The future in your genes
Would be parents are opting for cystic fibrosis (CF) carrier screening tests to assess the chances of having a baby suffering with CF, a life-shortening genetic disorder with no cure.
A new study has assessed the attitudes of expectant or would be Victorian parents to carrier screening for CF, and found that most believe the service should be publicly available to all those who wish to access it.
Screening is currently only available in Victoria's private sector via the Victorian Clinical Genetics Services (VCGS) and costs more than $200 per test.
Dr Liane Ioannou, from Monash University's Department of Medicine, said few women and couples planning a pregnancy are routinely made aware of the availability of carrier screening for CF by their private obstetricians, midwives or general practitioners.
"An alarming fact that many people may not be aware of is that there doesn't have to be a family history for someone to be a carrier of CF. In fact, more than 95 per cent of all carriers don't have a family history," Dr Ioannou said.
"I assessed the attitudes and opinions of people who accepted an offer of screening, declined an offer of screening, and those in the public health care system who were not offered CF carrier screening.

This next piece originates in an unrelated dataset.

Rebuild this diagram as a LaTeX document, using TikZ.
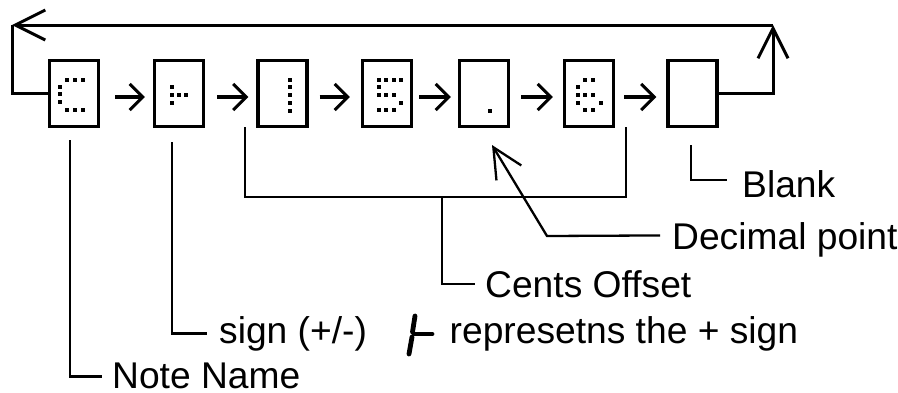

"The general consensus was that carrier screening for CF should be should be made available to all those who wish to access it, and at no charge. These results are in line with recommendations of the Human Genetic Society of Australia, stating all pregnant women and couples planning a pregnancy should be made aware of the availability of carrier screening for CF."
Dr Ioannou said there were barriers explaining why carrier screening for CF was not offered routinely in both the private and public health care system.
"If CF carrier screening was made publicly available, it may help to overcome some of the barriers to access which include a lack of knowledge of the illness among the public and health practitioners as well as funding and affordability," Dr Ioannou said.
CF is the most common life threatening genetic disorder in Australia where a baby is born with the condition every four days. The child suffers serious lung and digestive problems - they don't manufacture a vital protein.